Drawing the connection
Many of the West’s inhabitants have seen smoky summer skies in recent years. Last year, dramatic images of an orange-tinted San Francisco Bay Area called attention to the far-reaching problem of wildfire smoke. Wilmot, a native of the Pacific Northwest, has seen the smoke as well and, with his colleagues, looked at trends of extreme air quality events in the West from 2000 to 2019 to see if they correlated with summer wildfires.
Using air measurements of PM2.5, or the amount of particulate matter in the air with diameters less than 2.5 microns, from the Environmental Protection Agency and the IMPROVE monitoring network, along with measurements of fire area burned and the PM2.5 emitted from those fires, the researchers found consistent trends in air quality that correlated with wildfire activity — but that had different spatial patterns in August than in September.
Trends in August and September
Over the years studied, the researchers noticed that the mean air quality was worsening in the Pacific Northwest in the average August when sensors indicated wildfire smoke events.

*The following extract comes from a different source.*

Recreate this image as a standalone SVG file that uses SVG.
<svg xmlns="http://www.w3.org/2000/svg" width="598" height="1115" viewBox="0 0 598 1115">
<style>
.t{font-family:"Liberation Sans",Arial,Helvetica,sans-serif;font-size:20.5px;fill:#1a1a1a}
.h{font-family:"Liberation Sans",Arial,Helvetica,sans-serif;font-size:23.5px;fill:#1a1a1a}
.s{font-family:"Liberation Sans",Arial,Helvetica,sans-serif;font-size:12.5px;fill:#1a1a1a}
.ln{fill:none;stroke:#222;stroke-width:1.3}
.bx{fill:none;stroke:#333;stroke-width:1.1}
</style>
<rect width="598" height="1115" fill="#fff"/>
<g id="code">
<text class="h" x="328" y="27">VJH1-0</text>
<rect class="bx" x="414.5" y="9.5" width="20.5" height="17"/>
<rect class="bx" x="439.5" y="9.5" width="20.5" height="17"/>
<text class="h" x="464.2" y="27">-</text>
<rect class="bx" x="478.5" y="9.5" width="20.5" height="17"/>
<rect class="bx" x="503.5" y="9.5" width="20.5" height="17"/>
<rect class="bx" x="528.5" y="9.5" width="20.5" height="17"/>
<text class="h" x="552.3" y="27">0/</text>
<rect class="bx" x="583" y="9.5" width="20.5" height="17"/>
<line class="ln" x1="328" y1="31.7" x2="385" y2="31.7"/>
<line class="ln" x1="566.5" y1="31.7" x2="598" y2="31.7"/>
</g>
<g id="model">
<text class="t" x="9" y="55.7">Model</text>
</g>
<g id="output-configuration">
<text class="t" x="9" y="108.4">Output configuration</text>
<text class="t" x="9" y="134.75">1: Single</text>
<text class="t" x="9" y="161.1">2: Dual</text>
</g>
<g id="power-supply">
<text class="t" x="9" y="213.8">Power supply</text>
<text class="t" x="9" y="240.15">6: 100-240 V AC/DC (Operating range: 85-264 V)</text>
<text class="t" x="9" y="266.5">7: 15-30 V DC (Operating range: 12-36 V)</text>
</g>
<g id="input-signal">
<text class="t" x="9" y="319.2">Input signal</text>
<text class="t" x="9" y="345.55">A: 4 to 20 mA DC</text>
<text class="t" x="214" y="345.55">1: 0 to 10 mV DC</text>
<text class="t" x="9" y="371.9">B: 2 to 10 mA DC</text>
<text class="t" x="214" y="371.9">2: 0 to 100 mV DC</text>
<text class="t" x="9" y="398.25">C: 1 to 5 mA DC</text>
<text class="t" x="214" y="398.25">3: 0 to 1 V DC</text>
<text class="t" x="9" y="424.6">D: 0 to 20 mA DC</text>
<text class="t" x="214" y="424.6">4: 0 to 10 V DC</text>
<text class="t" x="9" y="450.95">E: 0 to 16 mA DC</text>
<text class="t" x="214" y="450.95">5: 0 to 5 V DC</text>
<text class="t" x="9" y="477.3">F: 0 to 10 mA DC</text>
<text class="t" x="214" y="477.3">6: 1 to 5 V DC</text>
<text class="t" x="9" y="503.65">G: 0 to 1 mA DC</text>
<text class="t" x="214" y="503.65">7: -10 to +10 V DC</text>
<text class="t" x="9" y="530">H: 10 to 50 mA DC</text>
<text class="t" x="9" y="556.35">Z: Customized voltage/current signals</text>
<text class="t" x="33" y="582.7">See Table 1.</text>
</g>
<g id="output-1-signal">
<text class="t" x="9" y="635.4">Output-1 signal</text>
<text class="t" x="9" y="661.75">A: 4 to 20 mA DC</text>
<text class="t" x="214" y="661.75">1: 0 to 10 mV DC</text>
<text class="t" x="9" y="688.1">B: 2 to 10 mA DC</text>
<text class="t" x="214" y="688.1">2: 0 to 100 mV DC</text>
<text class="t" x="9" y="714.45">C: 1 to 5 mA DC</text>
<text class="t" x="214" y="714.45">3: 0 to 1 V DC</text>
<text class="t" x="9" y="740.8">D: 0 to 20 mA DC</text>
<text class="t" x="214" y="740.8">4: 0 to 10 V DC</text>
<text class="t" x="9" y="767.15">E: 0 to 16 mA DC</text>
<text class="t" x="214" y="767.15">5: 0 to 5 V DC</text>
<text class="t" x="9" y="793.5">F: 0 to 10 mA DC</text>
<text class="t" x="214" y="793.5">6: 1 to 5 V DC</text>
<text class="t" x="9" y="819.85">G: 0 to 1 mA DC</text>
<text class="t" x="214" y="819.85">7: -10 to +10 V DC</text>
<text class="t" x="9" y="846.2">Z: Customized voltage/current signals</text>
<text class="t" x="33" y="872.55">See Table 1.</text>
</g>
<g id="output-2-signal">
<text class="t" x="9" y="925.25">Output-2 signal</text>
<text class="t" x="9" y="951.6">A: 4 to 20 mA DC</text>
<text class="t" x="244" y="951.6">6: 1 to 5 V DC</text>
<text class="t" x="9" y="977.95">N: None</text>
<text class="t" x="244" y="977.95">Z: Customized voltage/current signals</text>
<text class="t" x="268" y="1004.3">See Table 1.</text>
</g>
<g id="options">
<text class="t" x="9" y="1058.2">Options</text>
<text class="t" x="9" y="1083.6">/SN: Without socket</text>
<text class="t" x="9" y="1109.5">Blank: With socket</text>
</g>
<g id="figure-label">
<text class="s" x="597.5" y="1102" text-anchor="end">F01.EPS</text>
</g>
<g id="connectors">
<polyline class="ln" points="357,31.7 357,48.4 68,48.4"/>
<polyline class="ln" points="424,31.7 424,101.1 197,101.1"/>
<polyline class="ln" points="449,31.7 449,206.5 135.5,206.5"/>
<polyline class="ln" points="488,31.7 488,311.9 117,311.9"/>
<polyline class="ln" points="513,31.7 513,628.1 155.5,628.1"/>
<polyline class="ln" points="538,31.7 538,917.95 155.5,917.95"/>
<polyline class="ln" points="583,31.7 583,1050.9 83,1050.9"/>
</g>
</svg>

“That’s pretty dramatic,” Wilmot says, “that extreme events are strong enough to pull the mean up so that we’re seeing an overall increase in particulate matter during August across much of the Pacific Northwest and portions of California. The Pacific Northwest seems like it’s just really getting the brunt of it.”

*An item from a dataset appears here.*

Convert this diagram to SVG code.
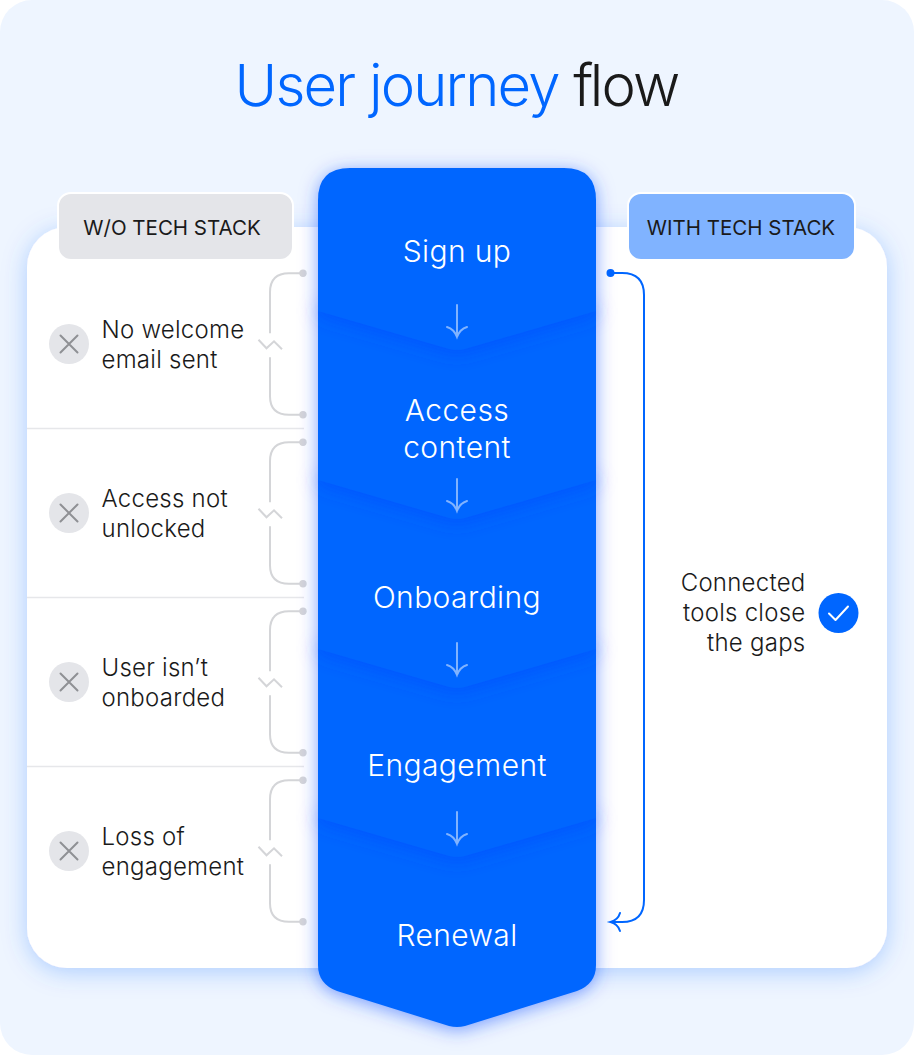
<svg xmlns="http://www.w3.org/2000/svg" width="914" height="1055" viewBox="0 0 914 1055">
<style>
text{font-family:"Inter","Liberation Sans",sans-serif;font-weight:300}
.t{font-size:24px;fill:#1a1a1a;letter-spacing:.25px}
.h{font-size:20.500px;fill:#1a1a1a;font-weight:400;text-anchor:middle}
.s{font-size:30px;fill:#fff;text-anchor:middle;letter-spacing:.4px}
.seg{fill:#0066ff;filter:url(#segShadow)}
.br{fill:none;stroke:#d4d5d8;stroke-width:2}
.dot{fill:#d4d5d8}
.x{fill:none;stroke:#8f9094;stroke-width:2;stroke-linecap:round}
.ar{fill:none;stroke:#80b3ff;stroke-width:2;stroke-linecap:round}
.dv{stroke:#e6e7ea;stroke-width:1.500}
</style>
<defs>
<filter id="segShadow" x="-20%" y="-20%" width="140%" height="140%"><feDropShadow dx="0" dy="3" stdDeviation="9" flood-color="#0040ff" flood-opacity=".5"/></filter>
<filter id="cardShadow" x="-10%" y="-10%" width="120%" height="120%"><feDropShadow dx="0" dy="4" stdDeviation="12" flood-color="#0066ff" flood-opacity=".28"/></filter>
<g id="xi"><circle r="20" fill="#e4e5e9"/><path class="x" d="M-8.500-8.500 8.500 8.500M8.500-8.500-8.500 8.500"/></g>
<g id="bracket"><path class="br" d="M303 0H289Q270 0 270 19V60M258.500 66.500 266.500 75 274 68 282 76M270 84V123Q270 141.500 289 141.500H303"/><circle class="dot" cx="303" cy="0" r="3.700"/><circle class="dot" cx="303" cy="141.500" r="3.700"/></g>
<path id="ah" class="ar" d="M0 0V32M-10 22Q-3 24 0 32Q3 24 10 22"/>
</defs>
<rect width="914" height="1055" rx="32" fill="#eef5ff"/>
<g id="title"><text x="456.500" y="106" text-anchor="middle" font-size="58" letter-spacing="-1.800"><tspan fill="#0066ff">User journey</tspan> <tspan fill="#1a1a1a"><tspan letter-spacing="-3.500">f</tspan>low</tspan></text></g>
<rect id="card" x="27" y="227" width="860" height="741" rx="40" fill="#fff" filter="url(#cardShadow)"/>
<g id="tag-without"><rect x="58" y="193" width="235" height="67" rx="13" fill="#e4e5e9" stroke="#fff" stroke-width="2"/><text class="h" x="172" y="235">W/O TECH STACK</text></g>
<g id="tag-with"><rect x="628" y="193" width="227" height="67" rx="13" fill="#80b3ff" stroke="#fff" stroke-width="2"/><text class="h" x="741" y="235">WITH TECH STACK</text></g>
<g id="dividers"><path class="dv" d="M27 428.500H304M27 597.500H304M27 766.500H304"/></g>
<g id="connectors">
<use href="#bracket" y="273.300"/><use href="#bracket" y="442.300"/><use href="#bracket" y="611.300"/><use href="#bracket" y="780.300"/>
<circle cx="610.500" cy="273" r="4" fill="#0066ff"/>
<path d="M611 273H622Q644 273 644 295V900Q644 922 622 922H611M620 913Q618 920 610.500 922Q618 924 620 931" fill="none" stroke="#0066ff" stroke-width="2" stroke-linecap="round"/>
</g>
<g id="step-renewal"><path class="seg" d="M318 812H596V965Q596 984 577 991L465 1026Q457 1028 449 1026L337 991Q318 984 318 965Z"/><text class="s" x="457" y="946">Renewal</text></g>
<g id="step-engagement"><path class="seg" d="M318 643H596V818L465 856Q457 858 449 856L318 818Z"/><text class="s" x="457" y="776">Engagement</text></g>
<g id="step-onboarding"><path class="seg" d="M318 474H596V649L465 687Q457 689 449 687L318 649Z"/><text class="s" x="457" y="608">Onboarding</text></g>
<g id="step-access"><path class="seg" d="M318 305H596V480L465 518Q457 520 449 518L318 480Z"/><text class="s" x="457" y="421">Access</text><text class="s" x="457" y="457.500">content</text></g>
<g id="step-signup"><path class="seg" d="M350 168H564Q596 168 596 200V311L465 349Q457 351 449 349L318 311V200Q318 168 350 168Z"/><text class="s" x="457" y="262">Sign up</text></g>
<g id="arrows"><use href="#ah" x="457" y="305"/><use href="#ah" x="457" y="479"/><use href="#ah" x="457" y="643"/><use href="#ah" x="457" y="812"/></g>
<g id="item-1"><use href="#xi" x="69" y="344"/><text class="t" x="101.500" y="338">No welcome</text><text class="t" x="101.500" y="368">email sent</text></g>
<g id="item-2"><use href="#xi" x="69" y="513"/><text class="t" x="101.500" y="507">Access not</text><text class="t" x="101.500" y="537">unlocked</text></g>
<g id="item-3"><use href="#xi" x="69" y="682"/><text class="t" x="101.500" y="676">User isn’t</text><text class="t" x="101.500" y="706">onboarded</text></g>
<g id="item-4"><use href="#xi" x="69" y="851"/><text class="t" x="101.500" y="845">Loss of</text><text class="t" x="101.500" y="875">engagement</text></g>
<g id="result"><text class="t" text-anchor="end" x="805.500" y="591">Connected</text><text class="t" text-anchor="end" x="805.500" y="621">tools close</text><text class="t" text-anchor="end" x="805.500" y="651">the gaps</text><circle cx="838.500" cy="613" r="20" fill="#0066ff"/><path d="M829 613.500 835.500 620 848 606.500" fill="none" stroke="#fff" stroke-width="2" stroke-linecap="round" stroke-linejoin="round"/></g>
</svg>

The reason for that, he says, is that the regions around the Pacific Northwest, in British Columbia and Northern California, both experience wildfires around August. The mountainous Pacific Northwest, Wilmot says, sits in the middle.
But by September, the researchers found, wildfire activity slows in British Columbia and shifts to the Rocky Mountains. The smoke shifts too — the researchers saw emerging trends correlating wildfire smoke with declines in September air quality in Wyoming and Montana. “We see the PM2.5 trends start to pick up a bit more in the Rockies and they become more statistically significant, a little bit stronger and more spatially coherent,” Wilmot says.
What about Utah? The study findings show that the magnitude and significance of air quality trends increases as you go from the southern states of Arizona and New Mexico toward the Pacific Northwest. In Utah, Wilmot says, air quality trends are near the edge of statistical significance, with evidence for impact from wildfires, but evidence that’s less robust than in the Pacific Northwest and California. “Thinking about events like the smoke transport from fires in the Bay Area this past summer,” Wilmot says, “I would not be surprised to see trends in Utah become increasingly convincing with additional data.”
Looking to the future
Other researchers in other studies have suggested that the future will bring more fire areas burned in the Western U.S., with an accompanying increase in wildfire smoke exposure throughout the West and the impacts of that smoke on human health.
Wilmot notes that the trends the researchers see in the Pacific Northwest in August are “pretty robust,” he says, while the September trends in Montana and Wyoming are still “emerging.”
“I think the concern is that, given more time, those emerging trends are going to start looking a lot more like what we’re seeing in August,” he says. “I hope that’s not the case, but it seems entirely within the realm of possibility.”
His next step is to develop simulation models to more precisely link wildfire emissions in urban centers to smoke source regions.
“The big picture,” he says, “is aiming to help forest management in terms of identifying wildfire emissions hotspots that are particularly relevant to air quality in the Western U.S., such that if we had funding to spend on some sort of intervention to limit wildfire emissions, we would know where to allocate those funds first to get the most out of it.”